ADAS has made post-repair verification part of mainstream collision work

Modern collision service increasingly overlaps with advanced driver-assistance systems because camera- and radar-based safety functions are now common in the vehicle fleet. That matters in the collision shop because bumper covers, windshield areas, mirrors, grilles, brackets, and front-end structures are no longer just styling surfaces; they can also be part of the sensing environment. When those areas are damaged or disturbed, the shop has to think about more than fit and finish.

This shifts the shop’s idea of finished work. A clean panel fit and good paint match are no longer enough when the repair area can affect camera or radar function. Post-repair scans, aiming, calibration readiness, and correct placement of brackets and covers are part of credible modern repair. The visual repair and the electronic safety environment have to agree with each other.

The strongest collision repairs are quiet at delivery because the underlying choices were right

A strong collision repair usually feels calm at the end. The panels line up. The closures shut correctly. The finish is clean and durable. The trim sits naturally. The replaced safety parts make sense. The shop has a believable explanation for what was repaired, what was replaced, and what safety-related checks were performed before release. That quiet handoff is not accidental. It comes from slowing down early enough to understand the real damage path instead of rushing toward cosmetic closure.

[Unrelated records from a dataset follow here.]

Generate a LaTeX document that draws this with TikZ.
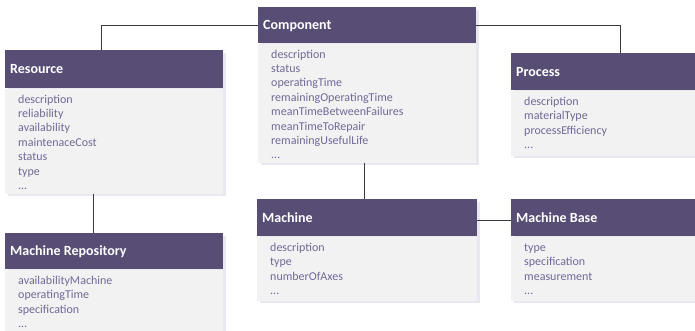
\documentclass[tikz,border=0pt]{standalone}
\usepackage{fontspec}
\setmainfont{Carlito}
\usetikzlibrary{shadows,calc}
\definecolor{headcol}{HTML}{584E75}
\definecolor{bodycol}{HTML}{F2F2F2}
\definecolor{shadcol}{HTML}{E9E7F0}
\definecolor{attrcol}{HTML}{6F6A96}
\definecolor{linecol}{HTML}{3A3A3A}
\newcommand{\attrfont}{\fontsize{12}{14.4}\selectfont}
\newcommand{\titlefont}{\fontsize{14}{16}\selectfont\bfseries}
\newcommand{\fl}{\rule{0pt}{9.5pt}}
\tikzset{
  boxshadow/.style={drop shadow={shadow xshift=2.5pt, shadow yshift=-2.5pt, fill=shadcol, opacity=1}},
  headbox/.style={rectangle, fill=headcol, anchor=north west, inner sep=0pt, boxshadow},
  bodybox/.style={rectangle, fill=bodycol, anchor=north west, inner sep=0pt, boxshadow},
  titletext/.style={anchor=west, inner sep=0pt, text=white, font=\titlefont, text height=9pt, text depth=0pt},
  attr/.style={anchor=north west, inner sep=0pt, align=left, font=\attrfont, text=attrcol},
  conn/.style={draw=linecol, line width=1pt},
}
\begin{document}
\begin{tikzpicture}[x=1pt,y=1pt]
\useasboundingbox (0,0) rectangle (695,331);
\fill[white] (0,0) rectangle (695,331);

% Resource
\node[headbox, minimum width=218pt, minimum height=38pt] (res) at (5,281) {};
\node[bodybox, minimum width=218pt, minimum height=105pt] (res-b) at (res.south west) {};
\node[titletext] (res-h) at ([xshift=5pt]res.west) {Resource};
\node[attr] (res-t) at ([xshift=13pt,yshift=-5pt]res-b.north west)
  {\fl description\\reliability\\availability\\maintenaceCost\\status\\type\\...};

% Component
\node[headbox, minimum width=218pt, minimum height=36pt] (comp) at (258,324) {};
\node[bodybox, minimum width=218pt, minimum height=119pt] (comp-b) at (comp.south west) {};
\node[titletext] (comp-h) at ([xshift=5pt]comp.west) {Component};
\node[attr] (comp-t) at ([xshift=13pt,yshift=-5pt]comp-b.north west)
  {\fl description\\status\\operatingTime\\remainingOperatingTime\\meanTimeBetweenFailures\\meanTimeToRepair\\remainingUsefulLife\\...};

% Process
\node[headbox, minimum width=218pt, minimum height=37pt] (proc) at (511,278) {};
\node[bodybox, minimum width=218pt, minimum height=65pt] (proc-b) at (proc.south west) {};
\node[titletext] (proc-h) at ([xshift=5pt]proc.west) {Process};
\node[attr] (proc-t) at ([xshift=13pt,yshift=-5.5pt]proc-b.north west)
  {\fl description\\materialType\\processEfficiency\\...};

% Machine Repository
\node[headbox, minimum width=218pt, minimum height=36pt] (mr) at (5,98) {};
\node[bodybox, minimum width=218pt, minimum height=80pt] (mr-b) at (mr.south west) {};
\node[titletext] (mr-h) at ([xshift=5pt]mr.west) {Machine Repository};
\node[attr] (mr-t) at ([xshift=13pt,yshift=-5.5pt]mr-b.north west)
  {\fl availabilityMachine\\operatingTime\\specification\\...};

% Machine
\node[headbox, minimum width=220pt, minimum height=37pt] (mach) at (257,132) {};
\node[bodybox, minimum width=220pt, minimum height=64pt] (mach-b) at (mach.south west) {};
\node[titletext] (mach-h) at ([xshift=5pt]mach.west) {Machine};
\node[attr] (mach-t) at ([xshift=13pt,yshift=-5.5pt]mach-b.north west)
  {\fl description\\type\\numberOfAxes\\...};

% Machine Base
\node[headbox, minimum width=218pt, minimum height=37pt] (mb) at (511,132) {};
\node[bodybox, minimum width=218pt, minimum height=64pt] (mb-b) at (mb.south west) {};
\node[titletext] (mb-h) at ([xshift=5pt]mb.west) {Machine Base};
\node[attr] (mb-t) at ([xshift=13pt,yshift=-5.5pt]mb-b.north west)
  {\fl type\\specification\\measurement\\...};

% connectors
\draw[conn] ([xshift=96pt]res.north west) |- (comp.west);
\draw[conn] (comp.east) -| (proc.north);
\draw[conn] ([xshift=88pt]res-b.south west) -- ([xshift=88pt]mr.north west);
\draw[conn] ([xshift=106pt]comp-b.south west) -- ([xshift=107pt]mach.north west);
\draw[conn] ([yshift=-3pt]mach.east) -- ([yshift=-3pt]mb.west);
\end{tikzpicture}
\end{document}
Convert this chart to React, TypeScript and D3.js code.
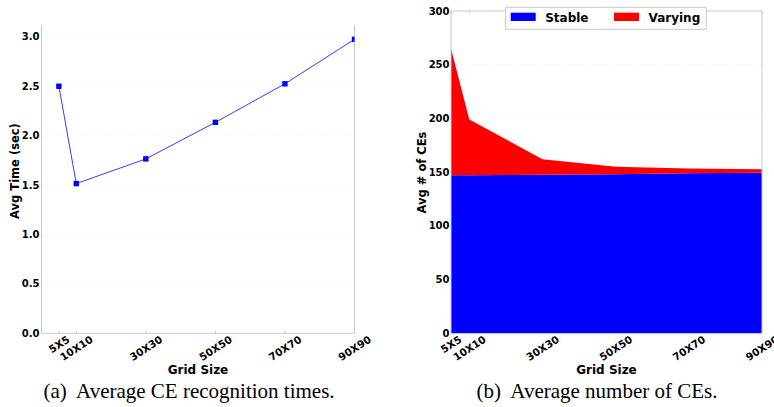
import React, { useEffect, useRef } from "react";
import * as d3 from "d3";

const gridSizes = [5, 10, 30, 50, 70, 90];
const gridLabels = ["5X5", "10X10", "30X30", "50X50", "70X70", "90X90"];
const avgTime = [2.5, 1.515, 1.765, 2.135, 2.525, 2.975];
const stableCEs = [147, 147, 147.5, 148, 149, 149.5];
const varyingCEs = [118, 52, 14.5, 7, 4.5, 3.3];
const timeTicks = [0, 0.5, 1.0, 1.5, 2.0, 2.5, 3.0];
const ceTicks = [0, 50, 100, 150, 200, 250, 300];
const seriesNames = ["Stable", "Varying"];
const seriesColors = ["#0000ff", "#ff0000"];

const W = 774;
const H = 407;
const FONT = "'DejaVu Sans', sans-serif";
const SERIF = "'Liberation Serif', 'Times New Roman', serif";

export default function App() {
  const ref = useRef<SVGSVGElement | null>(null);

  useEffect(() => {
    const svg = d3.select(ref.current!);
    svg.selectAll("*").remove();

    const drawXLabels = (g: any, x: (v: number) => number, yTop: number) => {
      const angle = 33;
      const rad = (angle * Math.PI) / 180;
      gridSizes.forEach((v, i) => {
        const t = g
          .append("text")
          .attr("font-family", FONT)
          .attr("font-weight", "bold")
          .attr("font-size", 10.3)
          .attr("text-anchor", "middle")
          .attr("dominant-baseline", "central")
          .text(gridLabels[i]);
        const w = (t.node() as SVGTextElement).getComputedTextLength();
        const fh = 7.5;
        const h = w * Math.sin(rad) + fh * Math.cos(rad);
        t.attr("transform", `translate(${x(v)},${yTop + h / 2}) rotate(${-angle})`);
      });
    };

    // ---------- Chart (a) ----------
    const aL = 41.5, aR = 354.5, aT = 25, aB = 333.3;
    const xa = d3.scaleLinear().domain([0, 90]).range([aL, aR]);
    const ya = d3.scaleLinear().domain([0, 3.12]).range([aB, aT]);
    const ga = svg.append("g");

    ga.selectAll("line.grid")
      .data(timeTicks.slice(1))
      .enter()
      .append("line")
      .attr("x1", aL)
      .attr("x2", aR)
      .attr("y1", (d) => ya(d))
      .attr("y2", (d) => ya(d))
      .attr("stroke", "#e8e8e8")
      .attr("stroke-width", 0.8)
      .attr("stroke-dasharray", "1,2");

    ga.append("line").attr("x1", aL).attr("x2", aL).attr("y1", aT).attr("y2", aB).attr("stroke", "#c8c8c8");
    ga.append("line").attr("x1", aR).attr("x2", aR).attr("y1", aT).attr("y2", aB).attr("stroke", "#c8c8c8");
    ga.append("line").attr("x1", aL).attr("x2", aR).attr("y1", aB).attr("y2", aB).attr("stroke", "#c8c8c8");
    gridSizes.forEach((v) => {
      ga.append("line").attr("x1", xa(v)).attr("x2", xa(v)).attr("y1", aB).attr("y2", aB - 3).attr("stroke", "#c8c8c8");
    });

    svg
      .append("defs")
      .append("clipPath")
      .attr("id", "clipA")
      .append("rect")
      .attr("x", aL)
      .attr("y", aT - 5)
      .attr("width", aR - aL)
      .attr("height", aB - aT + 5);

    const line = d3
      .line<number>()
      .x((_, i) => xa(gridSizes[i]))
      .y((d) => ya(d));
    const gl = ga.append("g").attr("clip-path", "url(#clipA)");
    gl.append("path")
      .attr("d", line(avgTime)!)
      .attr("fill", "none")
      .attr("stroke", "#3a3aff")
      .attr("stroke-width", 1);
    gl.selectAll("rect.mk")
      .data(avgTime)
      .enter()
      .append("rect")
      .attr("x", (_, i) => xa(gridSizes[i]) - 2.7)
      .attr("y", (d) => ya(d) - 2.7)
      .attr("width", 5.4)
      .attr("height", 5.4)
      .attr("fill", "#0000ff");

    ga.selectAll("text.yt")
      .data(timeTicks)
      .enter()
      .append("text")
      .attr("x", aL - 2)
      .attr("y", (d) => ya(d))
      .attr("dy", "0.35em")
      .attr("text-anchor", "end")
      .attr("font-family", FONT)
      .attr("font-weight", "bold")
      .attr("font-size", 10)
      .text((d) => d.toFixed(1));

    drawXLabels(ga, xa, aB + 1.5);

    ga.append("text")
      .attr("x", (aL + aR) / 2)
      .attr("y", 374)
      .attr("text-anchor", "middle")
      .attr("font-family", FONT)
      .attr("font-weight", "bold")
      .attr("font-size", 12)
      .text("Grid Size");

    ga.append("text")
      .attr("transform", `translate(19,171) rotate(-90)`)
      .attr("text-anchor", "middle")
      .attr("font-family", FONT)
      .attr("font-weight", "bold")
      .attr("font-size", 11.5)
      .text("Avg Time (sec)");

    ga.append("text")
      .attr("x", 189)
      .attr("y", 398)
      .attr("text-anchor", "middle")
      .attr("font-family", SERIF)
      .attr("font-size", 21)
      .style("white-space", "pre")
      .text("(a)  Average CE recognition times.");

    // ---------- Chart (b) ----------
    const bL = 451, bR = 762, bT = 11, bB = 333.3;
    const xb = d3.scaleLinear().domain([5, 90]).range([bL, bR]);
    const yb = d3.scaleLinear().domain([0, 300]).range([bB, bT]);
    const gb = svg.append("g");

    gb.selectAll("line.grid")
      .data(ceTicks.slice(1, -1))
      .enter()
      .append("line")
      .attr("x1", bL)
      .attr("x2", bR)
      .attr("y1", (d) => yb(d))
      .attr("y2", (d) => yb(d))
      .attr("stroke", "#e8e8e8")
      .attr("stroke-width", 0.8)
      .attr("stroke-dasharray", "1,2");

    const table = gridSizes.map((g, i) => ({ g, Stable: stableCEs[i], Varying: varyingCEs[i] }));
    const stack = d3.stack<any>().keys(seriesNames)(table);
    const area = d3
      .area<any>()
      .x((d) => xb(d.data.g))
      .y0((d) => yb(d[0]))
      .y1((d) => yb(d[1]));
    stack.forEach((s, i) => {
      gb.append("path").attr("d", area(s)!).attr("fill", seriesColors[i]).attr("stroke", "none");
    });

    gb.append("line").attr("x1", bL).attr("x2", bL).attr("y1", bT).attr("y2", bB).attr("stroke", "#c8c8c8");
    gb.append("line").attr("x1", bR).attr("x2", bR).attr("y1", bT).attr("y2", bB).attr("stroke", "#c8c8c8");
    gb.append("line").attr("x1", bL).attr("x2", bR).attr("y1", bT).attr("y2", bT).attr("stroke", "#c8c8c8");
    gridSizes.forEach((v) => {
      gb.append("line").attr("x1", xb(v)).attr("x2", xb(v)).attr("y1", bT).attr("y2", bT + 3).attr("stroke", "#c8c8c8");
    });

    gb.selectAll("text.yt")
      .data(ceTicks)
      .enter()
      .append("text")
      .attr("x", bL - 1.5)
      .attr("y", (d) => yb(d))
      .attr("dy", "0.35em")
      .attr("text-anchor", "end")
      .attr("font-family", FONT)
      .attr("font-weight", "bold")
      .attr("font-size", 10)
      .text((d) => String(d));

    drawXLabels(gb, xb, bB + 1.5);

    gb.append("text")
      .attr("x", (bL + bR) / 2)
      .attr("y", 374)
      .attr("text-anchor", "middle")
      .attr("font-family", FONT)
      .attr("font-weight", "bold")
      .attr("font-size", 12)
      .text("Grid Size");

    gb.append("text")
      .attr("transform", `translate(426,172.5) rotate(-90)`)
      .attr("text-anchor", "middle")
      .attr("font-family", FONT)
      .attr("font-weight", "bold")
      .attr("font-size", 11.5)
      .text("Avg # of CEs");

    const lg = gb.append("g");
    lg.append("rect")
      .attr("x", 505.7)
      .attr("y", 7.3)
      .attr("width", 200.5)
      .attr("height", 22)
      .attr("fill", "#ffffff")
      .attr("stroke", "#c8c8c8");
    const legX = [510.7, 614];
    seriesNames.forEach((n, i) => {
      lg.append("rect")
        .attr("x", legX[i])
        .attr("y", 12.7)
        .attr("width", 25)
        .attr("height", 8.3)
        .attr("fill", seriesColors[i]);
      lg.append("text")
        .attr("x", legX[i] + 34.5)
        .attr("y", 21.5)
        .attr("font-family", FONT)
        .attr("font-weight", "bold")
        .attr("font-size", 12)
        .text(n);
    });

    gb.append("text")
      .attr("x", 597)
      .attr("y", 398)
      .attr("text-anchor", "middle")
      .attr("font-family", SERIF)
      .attr("font-size", 21)
      .style("white-space", "pre")
      .text("(b)  Average number of CEs.");
  }, []);

  return (
    <svg
      ref={ref}
      width={W}
      height={H}
      style={{ position: "absolute", left: 0, top: 0, background: "#fff" }}
    />
  );
}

That is the real craft of automotive collision service. The shop is not merely removing damage from view. It is restoring structure, finish, and function while working inside a hazardous chemical and mechanical environment and while respecting the increasing complexity of modern vehicle safety systems. When that is done well, the repaired vehicle leaves the shop not only looking whole but behaving like a vehicle the customer and the next technician can trust.